An NPR reviewer praised Slor’s novel: “It’s rare to find a debut mystery crafted with such elegance and authenticity, let alone in a place that has been so neglected as a literary location.”
Slor, who lives in Milwaukee, didn’t intend on writing a mystery, but her publisher specialized in them, so her focus changed. The first publisher she connected with produced Jewish titles and that led her to an early draft of exploring modern Jewish identity. “I really wanted to write about this huge variation of people that grew up with no religion at all, that couldn’t find a community for themselves in America, that would move to Israel and become really religious.”
Slor set the book in Riverwest, where she lived while attending University of Wisconsin-Milwaukee. “They really don’t have many Jews there or Russians. It’s mostly musicians and artists and hipsters, a culture I really identified with at one point in my life.”
Books about Russian-Jewish immigrants tend to take place in Brooklyn, where they have their own culture, Slor said. “In Milwaukee, you kind of have to adapt because there aren’t that many Russian Jews. So, I wanted to write about all these weird intersections plus Riverwest is also strange. If you don’t feel at home anywhere, I feel that that’s a relatable thing in our modern culture with everybody moving around so much. So, I really wanted to explore these ideas.”

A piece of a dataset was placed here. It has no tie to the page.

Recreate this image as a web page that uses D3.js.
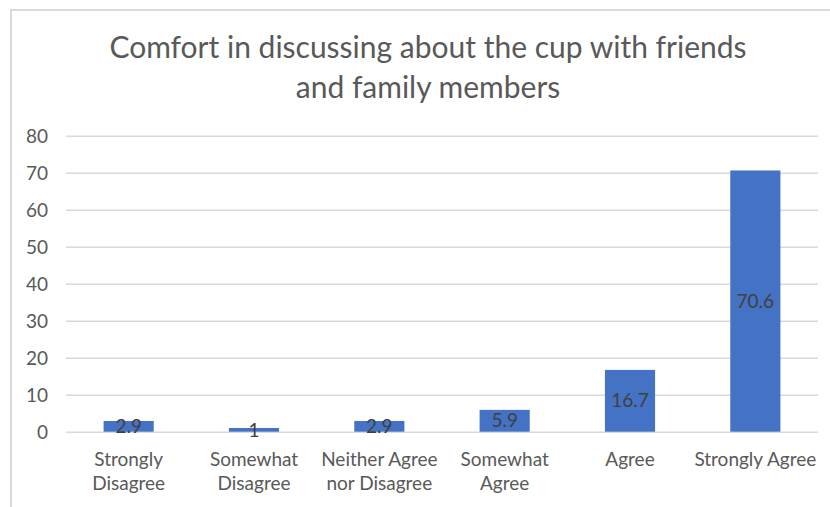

The younger sister Anna is based on herself at age 19, Slor said. “I didn’t have any of the criminal experiences that are mentioned in the book — the plot is totally fiction. But I was a lot like her in college — an artist who didn’t really fit in with her family.”
A mother and wife of an Israeli musician, Slor said she always wanted to be a writer, talking it up as early as the first grade. She attended grad school at DePaul University in Chicago, where she took her love of writing more seriously than at UWM. “At the End of the World, Turn Left” is her third book. The first and second were good practice, she said.
Though she is not religious, Slor said, “I really respect the culture. It’s kind of cool to look at it from afar and I really respect the history. Not looking down upon religion is one of the themes of my book.”